I admit to feeling just a bit faint after mum tells me too much of everything - the pregnancy that led to an early marriage, her miscarriage, the doctors telling her she could never have children, how she and dad came across this beautiful newborn in the orphanage they helped out in, the fight to push the adoption through, all the years of keeping it quiet so that their son would never know he was not their biological offspring, the love, the love.
Then of course we do what everyone does in the soaps: we bawl our hearts out in each other's arms. When it's all over I am left alone in the living room, motherless and fatherless, with the childless woman I love.
So that mid-October day when she finally decided to come and tell me the story, because by then she had found out about the lump in her breast - likely benign, says the doctors but you never know - she just wanted to come clean. She couldn't of course, after I spring the wedding thing on her, when she realised I didn't suspect a thing about her. Or about Shareel.
How long had she known? For a couple of months now, says Shareel: they've been having coffee together and talking, girl to girl.
Girl to Girl. Hard to think of your mum that way, as a woman with memories of youth and desire and pain. That quiet workaholic I call dad, with his unparalleled instinct for the steady and the good, no relation whatsoever, as it turns out, to my reeling, unbalanced self.

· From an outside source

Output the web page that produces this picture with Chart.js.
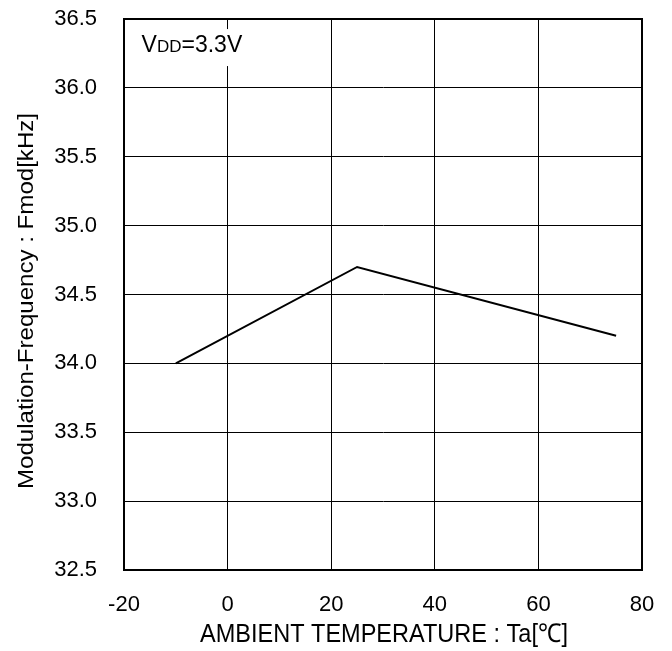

No relation at all, except the thousand small joys stolen between deadlines. Their years of just getting by with me in it to complicate matters. The stories they've both told me of their childhood, on streets that no longer exist, climbing trees long since uprooted, sharing their histories and lives with a boy not even technically their own.
But of course their own. The same way this woman next to me now, whose every crevice and mood I know, whose deepest pain I may share but never fully plumb, is my own, my history. One love sets our yarn spinning, another keeps it going, so that in time we stumble our way to all the other strands. It's about sex and how little it matters and how much. It's how all our tales begin but it's not the whole story. All we do is start somewhere. The rest we make up as we go along.
This is Arts Central. This is Lifetime.
As it turns out we have enough savings to pay off the whole wedding ourselves and book a 5-roomer off the open market, and we don't even have to sell our car. It's just as well if we're planning to have a baby in the house. It's more like dating, not shopping; there's no formula or checklist, nothing but a second glance and the tiniest inner voice to tell you if you're on track. Or maybe the life of an adopted child is like any other's, put together one step at a time. One day you're this vulnerable, soft, living piece of clay, and before you know it, in just the right hands, you become tough as brick, solid as a wall in a safe house, just as impregnable, complete. I think of someone who will one day look nothing like either of us, but who will share Shareel's strength of spirit, her unsentimental common sense, my bad habits and odd tastes in jazz, our gaggle of relatives, our French food fetish, our interior decor and dying house plants. Someone who will probably know too much about our lives, more than we even realise.
I tell Shareel all this and she reckons it's my English major getting the better of me again. "That's not quite how I would put it," she says, kissing me. "But it's good enough for now." And I kiss her back.
If you ever get to read this you'd be too old to change anything, or Shareel and I will both be long out of the picture. At least that's what I'm hoping: this is really for me to work it out ahead of time, while I still remember it, a little of what I want you to know. It's just a start. The rest I'll have to tell you in person when we meet, somewhere in your past, my future.
I hope we'll feel it's all been worth it. I hope we get along. And I hope you like true stories, because what happens next, of course, is about sex, and about love, and about you.